[Aim] Below this line are records; write out exactly the lines from the one containing "Rebuild this chart" through the one containing "ctx.fillText(titleLines[2], 413, 82);", with the pictures left out.

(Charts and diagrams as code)
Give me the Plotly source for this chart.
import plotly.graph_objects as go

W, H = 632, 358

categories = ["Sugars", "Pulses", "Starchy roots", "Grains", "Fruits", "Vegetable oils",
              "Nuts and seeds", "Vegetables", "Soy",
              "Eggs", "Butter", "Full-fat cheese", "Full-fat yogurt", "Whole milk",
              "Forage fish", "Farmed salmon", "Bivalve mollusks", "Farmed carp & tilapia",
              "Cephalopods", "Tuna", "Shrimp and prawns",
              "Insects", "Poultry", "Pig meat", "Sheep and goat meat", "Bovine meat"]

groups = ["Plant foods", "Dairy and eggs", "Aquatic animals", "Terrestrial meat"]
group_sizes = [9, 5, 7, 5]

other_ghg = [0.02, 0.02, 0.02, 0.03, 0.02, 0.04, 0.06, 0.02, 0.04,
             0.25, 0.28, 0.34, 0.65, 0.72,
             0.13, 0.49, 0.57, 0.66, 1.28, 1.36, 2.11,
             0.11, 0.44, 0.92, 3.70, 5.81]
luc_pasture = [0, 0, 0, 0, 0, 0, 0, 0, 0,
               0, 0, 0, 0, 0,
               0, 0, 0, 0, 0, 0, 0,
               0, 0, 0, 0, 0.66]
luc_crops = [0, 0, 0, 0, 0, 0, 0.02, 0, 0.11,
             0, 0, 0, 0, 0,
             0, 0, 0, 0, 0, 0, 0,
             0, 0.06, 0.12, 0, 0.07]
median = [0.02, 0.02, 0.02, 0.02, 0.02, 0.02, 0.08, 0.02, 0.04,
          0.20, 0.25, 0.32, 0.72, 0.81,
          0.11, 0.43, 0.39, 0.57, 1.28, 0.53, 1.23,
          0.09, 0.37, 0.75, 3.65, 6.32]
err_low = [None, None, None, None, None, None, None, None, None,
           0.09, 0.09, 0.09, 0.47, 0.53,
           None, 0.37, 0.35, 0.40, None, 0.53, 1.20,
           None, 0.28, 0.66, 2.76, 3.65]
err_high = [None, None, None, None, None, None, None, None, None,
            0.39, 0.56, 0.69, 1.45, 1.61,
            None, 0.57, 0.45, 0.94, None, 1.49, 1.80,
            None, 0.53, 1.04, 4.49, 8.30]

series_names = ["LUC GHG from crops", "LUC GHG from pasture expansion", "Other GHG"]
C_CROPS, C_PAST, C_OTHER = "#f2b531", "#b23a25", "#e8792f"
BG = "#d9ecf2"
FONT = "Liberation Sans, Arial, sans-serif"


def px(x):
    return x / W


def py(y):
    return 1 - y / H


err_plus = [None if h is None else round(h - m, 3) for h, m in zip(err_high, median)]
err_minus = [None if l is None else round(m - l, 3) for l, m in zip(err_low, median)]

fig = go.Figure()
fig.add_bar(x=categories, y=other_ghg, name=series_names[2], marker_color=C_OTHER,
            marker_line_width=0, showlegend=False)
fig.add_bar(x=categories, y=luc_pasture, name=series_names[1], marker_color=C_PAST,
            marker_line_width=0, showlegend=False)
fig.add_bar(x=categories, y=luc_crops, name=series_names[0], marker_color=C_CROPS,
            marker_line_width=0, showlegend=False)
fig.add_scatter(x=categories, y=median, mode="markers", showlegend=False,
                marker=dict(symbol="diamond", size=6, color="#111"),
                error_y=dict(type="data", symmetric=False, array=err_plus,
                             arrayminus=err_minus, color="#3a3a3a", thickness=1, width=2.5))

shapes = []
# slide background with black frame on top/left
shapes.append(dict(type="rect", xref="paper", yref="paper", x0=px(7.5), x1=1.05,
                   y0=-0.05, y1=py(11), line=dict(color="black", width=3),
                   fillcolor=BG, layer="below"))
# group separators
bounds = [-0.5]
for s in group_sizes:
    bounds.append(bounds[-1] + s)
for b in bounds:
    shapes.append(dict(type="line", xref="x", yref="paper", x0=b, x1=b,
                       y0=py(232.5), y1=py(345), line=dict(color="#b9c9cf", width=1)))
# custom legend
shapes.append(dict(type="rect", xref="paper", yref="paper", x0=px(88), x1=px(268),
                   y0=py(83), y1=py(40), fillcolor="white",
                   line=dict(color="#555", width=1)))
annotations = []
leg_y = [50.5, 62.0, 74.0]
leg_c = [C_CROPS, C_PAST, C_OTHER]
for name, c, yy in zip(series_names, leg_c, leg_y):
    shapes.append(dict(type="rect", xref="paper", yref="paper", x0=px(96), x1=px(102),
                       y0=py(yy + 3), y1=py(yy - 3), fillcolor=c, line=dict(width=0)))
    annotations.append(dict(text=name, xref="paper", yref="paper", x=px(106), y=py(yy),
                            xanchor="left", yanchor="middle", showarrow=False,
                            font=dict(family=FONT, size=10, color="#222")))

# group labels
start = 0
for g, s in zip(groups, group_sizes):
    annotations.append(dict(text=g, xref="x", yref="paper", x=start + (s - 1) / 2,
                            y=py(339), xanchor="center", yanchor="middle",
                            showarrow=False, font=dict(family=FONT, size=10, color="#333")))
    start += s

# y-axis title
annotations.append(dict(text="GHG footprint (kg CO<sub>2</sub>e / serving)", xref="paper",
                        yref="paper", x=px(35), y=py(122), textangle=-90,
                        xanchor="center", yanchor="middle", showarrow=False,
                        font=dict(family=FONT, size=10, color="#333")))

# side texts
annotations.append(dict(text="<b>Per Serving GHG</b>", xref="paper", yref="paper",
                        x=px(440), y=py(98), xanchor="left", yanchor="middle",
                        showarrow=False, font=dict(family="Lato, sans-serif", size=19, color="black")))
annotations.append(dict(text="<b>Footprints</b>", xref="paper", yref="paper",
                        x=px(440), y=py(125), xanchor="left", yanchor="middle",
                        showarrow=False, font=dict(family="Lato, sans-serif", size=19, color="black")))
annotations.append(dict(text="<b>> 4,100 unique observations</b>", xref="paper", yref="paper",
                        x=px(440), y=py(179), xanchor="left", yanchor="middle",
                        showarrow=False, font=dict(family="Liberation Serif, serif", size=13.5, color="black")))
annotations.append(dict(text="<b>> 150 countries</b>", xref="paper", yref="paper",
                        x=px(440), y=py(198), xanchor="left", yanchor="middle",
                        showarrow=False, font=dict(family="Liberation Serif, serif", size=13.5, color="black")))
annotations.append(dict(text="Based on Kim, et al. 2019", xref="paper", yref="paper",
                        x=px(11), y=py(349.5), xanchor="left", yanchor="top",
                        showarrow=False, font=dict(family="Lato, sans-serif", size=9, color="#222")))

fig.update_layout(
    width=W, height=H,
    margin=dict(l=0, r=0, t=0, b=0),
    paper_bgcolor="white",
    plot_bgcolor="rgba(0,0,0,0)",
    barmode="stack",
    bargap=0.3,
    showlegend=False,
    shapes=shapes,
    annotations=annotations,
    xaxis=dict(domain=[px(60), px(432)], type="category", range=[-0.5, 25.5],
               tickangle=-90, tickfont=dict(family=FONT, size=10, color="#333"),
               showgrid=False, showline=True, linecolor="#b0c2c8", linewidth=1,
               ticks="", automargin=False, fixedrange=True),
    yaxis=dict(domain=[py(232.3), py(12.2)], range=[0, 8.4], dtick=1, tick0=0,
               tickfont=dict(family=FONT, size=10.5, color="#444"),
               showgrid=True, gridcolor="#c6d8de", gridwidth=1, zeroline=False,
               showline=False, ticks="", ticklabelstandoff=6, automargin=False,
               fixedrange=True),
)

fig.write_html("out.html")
...
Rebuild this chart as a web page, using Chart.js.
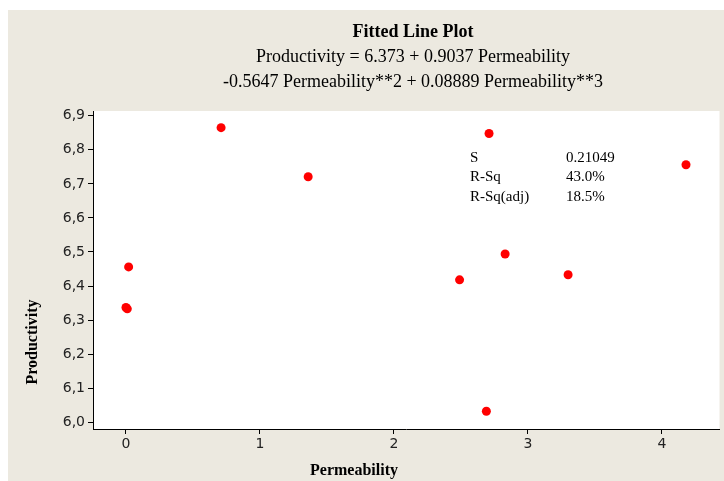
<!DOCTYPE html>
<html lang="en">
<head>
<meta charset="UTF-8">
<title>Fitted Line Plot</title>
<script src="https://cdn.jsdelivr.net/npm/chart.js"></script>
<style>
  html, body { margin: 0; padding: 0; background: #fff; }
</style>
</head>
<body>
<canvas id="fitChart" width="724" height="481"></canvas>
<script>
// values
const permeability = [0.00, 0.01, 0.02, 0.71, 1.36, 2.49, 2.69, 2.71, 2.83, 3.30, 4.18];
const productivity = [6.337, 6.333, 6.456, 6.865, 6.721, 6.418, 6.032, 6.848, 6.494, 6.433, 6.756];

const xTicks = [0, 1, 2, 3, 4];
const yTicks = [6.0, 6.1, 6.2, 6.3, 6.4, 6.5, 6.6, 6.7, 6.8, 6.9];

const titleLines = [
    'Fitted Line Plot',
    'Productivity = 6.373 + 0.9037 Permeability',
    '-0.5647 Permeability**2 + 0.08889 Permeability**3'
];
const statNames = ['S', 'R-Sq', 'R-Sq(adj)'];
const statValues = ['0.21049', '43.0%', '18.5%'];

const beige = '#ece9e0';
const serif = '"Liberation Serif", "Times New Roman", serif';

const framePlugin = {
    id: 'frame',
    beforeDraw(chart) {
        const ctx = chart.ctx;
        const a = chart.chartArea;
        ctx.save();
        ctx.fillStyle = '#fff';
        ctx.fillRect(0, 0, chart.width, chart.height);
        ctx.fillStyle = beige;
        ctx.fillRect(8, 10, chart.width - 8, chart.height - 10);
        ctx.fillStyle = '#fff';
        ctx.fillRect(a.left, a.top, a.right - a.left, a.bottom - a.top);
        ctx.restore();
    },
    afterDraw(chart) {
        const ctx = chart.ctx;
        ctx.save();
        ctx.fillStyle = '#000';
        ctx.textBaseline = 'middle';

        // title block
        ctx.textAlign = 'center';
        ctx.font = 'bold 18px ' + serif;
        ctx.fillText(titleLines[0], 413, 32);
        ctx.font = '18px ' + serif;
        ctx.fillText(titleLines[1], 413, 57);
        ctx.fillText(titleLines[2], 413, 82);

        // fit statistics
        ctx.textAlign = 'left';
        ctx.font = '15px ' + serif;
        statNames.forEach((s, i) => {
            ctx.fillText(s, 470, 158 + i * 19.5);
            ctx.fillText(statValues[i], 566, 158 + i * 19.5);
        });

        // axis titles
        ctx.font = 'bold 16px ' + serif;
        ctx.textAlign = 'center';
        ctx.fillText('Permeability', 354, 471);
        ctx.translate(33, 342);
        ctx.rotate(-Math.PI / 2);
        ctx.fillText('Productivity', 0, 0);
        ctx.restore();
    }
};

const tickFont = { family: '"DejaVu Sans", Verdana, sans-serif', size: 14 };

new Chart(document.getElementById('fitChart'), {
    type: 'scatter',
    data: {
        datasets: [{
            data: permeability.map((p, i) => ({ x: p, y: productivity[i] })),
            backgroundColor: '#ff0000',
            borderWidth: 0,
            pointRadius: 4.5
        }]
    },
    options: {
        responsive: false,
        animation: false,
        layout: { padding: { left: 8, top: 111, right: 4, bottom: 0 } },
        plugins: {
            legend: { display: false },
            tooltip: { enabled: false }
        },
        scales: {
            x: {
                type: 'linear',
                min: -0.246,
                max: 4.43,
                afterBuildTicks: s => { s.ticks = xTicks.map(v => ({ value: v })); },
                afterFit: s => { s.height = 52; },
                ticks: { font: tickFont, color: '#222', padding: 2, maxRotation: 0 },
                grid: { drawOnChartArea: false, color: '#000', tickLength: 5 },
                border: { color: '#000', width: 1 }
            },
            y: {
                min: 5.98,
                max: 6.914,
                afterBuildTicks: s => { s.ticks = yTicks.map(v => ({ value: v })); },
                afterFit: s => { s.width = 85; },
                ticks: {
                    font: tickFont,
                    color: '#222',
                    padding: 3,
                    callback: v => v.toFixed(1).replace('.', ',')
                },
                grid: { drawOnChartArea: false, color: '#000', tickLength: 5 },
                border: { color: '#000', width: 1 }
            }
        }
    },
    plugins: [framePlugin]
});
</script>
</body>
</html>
* * *
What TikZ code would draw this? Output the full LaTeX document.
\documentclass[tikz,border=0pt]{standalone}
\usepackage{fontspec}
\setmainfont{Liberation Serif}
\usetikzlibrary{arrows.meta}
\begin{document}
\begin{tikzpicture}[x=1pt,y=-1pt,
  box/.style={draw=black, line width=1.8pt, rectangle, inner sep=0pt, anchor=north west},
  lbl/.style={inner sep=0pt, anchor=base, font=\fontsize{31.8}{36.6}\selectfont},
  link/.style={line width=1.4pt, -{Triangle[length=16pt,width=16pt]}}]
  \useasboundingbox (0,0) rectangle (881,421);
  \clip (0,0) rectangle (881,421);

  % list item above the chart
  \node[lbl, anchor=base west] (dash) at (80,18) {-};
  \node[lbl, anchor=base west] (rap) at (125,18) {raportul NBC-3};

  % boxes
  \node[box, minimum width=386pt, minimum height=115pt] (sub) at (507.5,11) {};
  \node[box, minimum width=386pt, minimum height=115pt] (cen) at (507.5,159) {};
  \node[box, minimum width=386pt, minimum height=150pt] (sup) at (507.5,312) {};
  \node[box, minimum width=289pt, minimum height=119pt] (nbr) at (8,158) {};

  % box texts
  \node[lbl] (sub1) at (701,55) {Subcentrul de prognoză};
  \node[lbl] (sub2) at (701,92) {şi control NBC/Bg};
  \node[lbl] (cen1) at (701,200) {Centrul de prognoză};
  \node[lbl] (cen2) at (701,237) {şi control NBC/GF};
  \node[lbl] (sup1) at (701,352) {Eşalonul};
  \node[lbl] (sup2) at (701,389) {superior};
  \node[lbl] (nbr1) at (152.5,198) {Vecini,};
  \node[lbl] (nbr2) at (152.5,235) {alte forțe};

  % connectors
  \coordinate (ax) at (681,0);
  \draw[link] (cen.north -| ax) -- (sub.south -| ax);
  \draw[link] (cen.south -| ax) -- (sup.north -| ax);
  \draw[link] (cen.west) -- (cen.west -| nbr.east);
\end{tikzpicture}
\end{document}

[The answer]
Rebuild this chart as a web page, using Chart.js.
<!DOCTYPE html>
<html lang="en">
<head>
<meta charset="UTF-8">
<title>Fitted Line Plot</title>
<script src="https://cdn.jsdelivr.net/npm/chart.js"></script>
<style>
  html, body { margin: 0; padding: 0; background: #fff; }
</style>
</head>
<body>
<canvas id="fitChart" width="724" height="481"></canvas>
<script>
// values
const permeability = [0.00, 0.01, 0.02, 0.71, 1.36, 2.49, 2.69, 2.71, 2.83, 3.30, 4.18];
const productivity = [6.337, 6.333, 6.456, 6.865, 6.721, 6.418, 6.032, 6.848, 6.494, 6.433, 6.756];

const xTicks = [0, 1, 2, 3, 4];
const yTicks = [6.0, 6.1, 6.2, 6.3, 6.4, 6.5, 6.6, 6.7, 6.8, 6.9];

const titleLines = [
    'Fitted Line Plot',
    'Productivity = 6.373 + 0.9037 Permeability',
    '-0.5647 Permeability**2 + 0.08889 Permeability**3'
];
const statNames = ['S', 'R-Sq', 'R-Sq(adj)'];
const statValues = ['0.21049', '43.0%', '18.5%'];

const beige = '#ece9e0';
const serif = '"Liberation Serif", "Times New Roman", serif';

const framePlugin = {
    id: 'frame',
    beforeDraw(chart) {
        const ctx = chart.ctx;
        const a = chart.chartArea;
        ctx.save();
        ctx.fillStyle = '#fff';
        ctx.fillRect(0, 0, chart.width, chart.height);
        ctx.fillStyle = beige;
        ctx.fillRect(8, 10, chart.width - 8, chart.height - 10);
        ctx.fillStyle = '#fff';
        ctx.fillRect(a.left, a.top, a.right - a.left, a.bottom - a.top);
        ctx.restore();
    },
    afterDraw(chart) {
        const ctx = chart.ctx;
        ctx.save();
        ctx.fillStyle = '#000';
        ctx.textBaseline = 'middle';

        // title block
        ctx.textAlign = 'center';
        ctx.font = 'bold 18px ' + serif;
        ctx.fillText(titleLines[0], 413, 32);
        ctx.font = '18px ' + serif;
        ctx.fillText(titleLines[1], 413, 57);
        ctx.fillText(titleLines[2], 413, 82);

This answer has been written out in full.